When we’re trying to get a sense of relative database coverage for a
particular topic, in other words what a database contributes to a search
on a topic compared to other databases, we might want to look more
closely at the records that are only found in that database and not
appearing anywhere else. We can again make use of the output of the
count_unique function. We use the dplyr function
filter to find the unique records contributed by single
sources. We then use the
inner_join function to regain the
bibliographic data by merging on record IDs with the unique_citations
dataframe we generated above in the deduplication process.

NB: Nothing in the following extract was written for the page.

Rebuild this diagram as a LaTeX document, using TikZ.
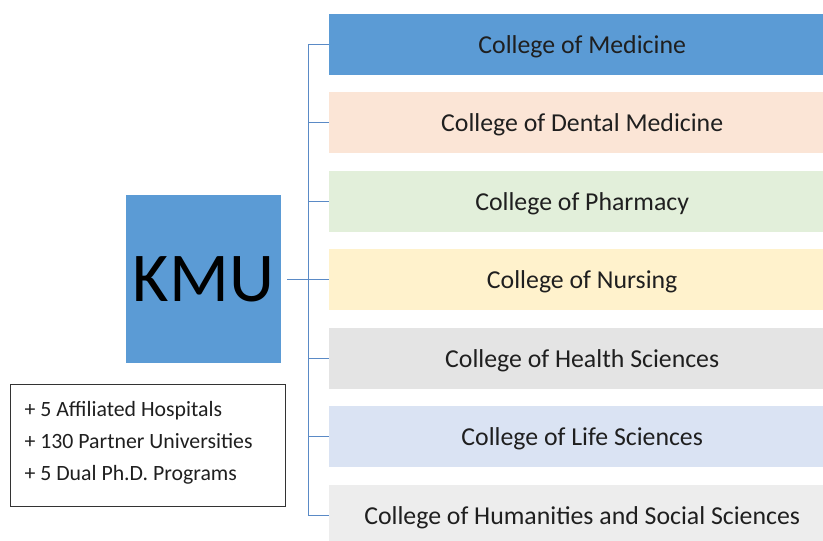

#Get unique records from each source and add bibliographic data unique_lens <- n_unique %>% filter(cite_source=="lens", unique == TRUE) %>% inner_join(unique_citations, by = "duplicate_id") unique_psycinfo <- n_unique %>% filter(cite_source=="psycinfo", unique == TRUE) %>% inner_join(unique_citations, by = "duplicate_id") unique_pubmed <- n_unique %>% filter(cite_source=="pubmed", unique == TRUE) %>% inner_join(unique_citations, by = "duplicate_id") unique_crimjust <- n_unique %>% filter(cite_source=="crimjust", unique == TRUE) %>% inner_join(unique_citations, by = "duplicate_id") unique_scopus <- n_unique %>% filter(cite_source=="scopus", unique == TRUE) %>% inner_join(unique_citations, by = "duplicate_id")
Now we can take a deeper dive into the unique records contributed by each source. For example, let’s look at the top journal titles in Scopus that produced unique records on gambling harms not found in any other database.
|International Gambling Studies||5|
|Current Addiction Reports||3|
|International Journal of Mental Health and Addiction||3|
|Journal of Gambling Issues||3|
|Computers in Human Behavior||2|
|Journal of Public Health (Germany)||2|
|Applied Research in Quality of Life||1|
|Canadian Journal of Addiction||1|
|Cognition and Addiction: A Researcher’s Guide from Mechanisms Towards Interventions||1|
|Critical Public Health||1|
We may also want to look at publication years of unique records. For example, perhaps one databases coverage is better for earlier research. Let’s look at the publication years of the 35 unique records from Scopus. We can see these are mostly very recent records, which may indicate a more up-to-date and current collection on gambling harms in the Scopus database.
We can also compare publication years of unique records across each
database by using the
facet_wrap feature of
#Combine all unique record dataframes into a single dataframe. Note that we'll leave Criminal Justice Abstracts out since there is only one unique record. all_unique <- bind_rows(unique_scopus,unique_lens,unique_pubmed,unique_psycinfo) #Group by year and source, count and produced a faceted line graph all_unique %>% group_by(cite_source.x, year) %>% summarise(count = n()) %>% ggplot(aes(year, count, group=1)) + geom_line() + geom_point() + facet_wrap(~ cite_source.x) + xlab("Publication year") + ylab("Unique records")
We may want to export our deduplicated set of results (or any of our
dataframes) for further analysis or to save in a convenient format for
subsequent use. CiteSource offers a set of export functions
export_bib that will save any of our dataframes as a .csv
file, .ris file or bibtex file, respectively. You can also reimport
exported csv files to pick up a project or analysis without having to
start from scratch, or after making manual adjustments to a file.
Generate a .csv file. The separate argument can be used to create separate columns for cite_source, cite_label or cite_string to facilitate analysis.
#export_csv(unique_citations, filename = "unique-by-source.csv", separate = "cite_source")
Generate a .ris file and indicate custom field location for cite_source, cite_label or cite_string. In this example, we’ll be using Zotero, so we put cite_source in the DB field (which will appear as the Archive field in Zotero) and cite_labels into N1, creating an associated Zotero note file.
#export_ris(unique_citations, filename = "unique_citations.ris", source_field = "DB", label_field = "N1")
Generate a bibtex file and include data from cite_source, cite_label or cite_string.
#export_bib(unique_citations, filename = "unique_citations.bib", include = c("sources", "labels", "strings"))
Reimport a file generated with export_csv.
We can use CiteSource to evaluate coverage of different databases for a specific topic. In this example, we found that Scopus has the most content on gambling harms including the most unique content and the best coverage for earlier years. Lens also contributes a proportionally large amount of unique records, perhaps representing gray literature. An analysis of this sort can help determine which databases might be useful to search for an evidence synthesis project on a topic, or may be used to inform collection development decisions.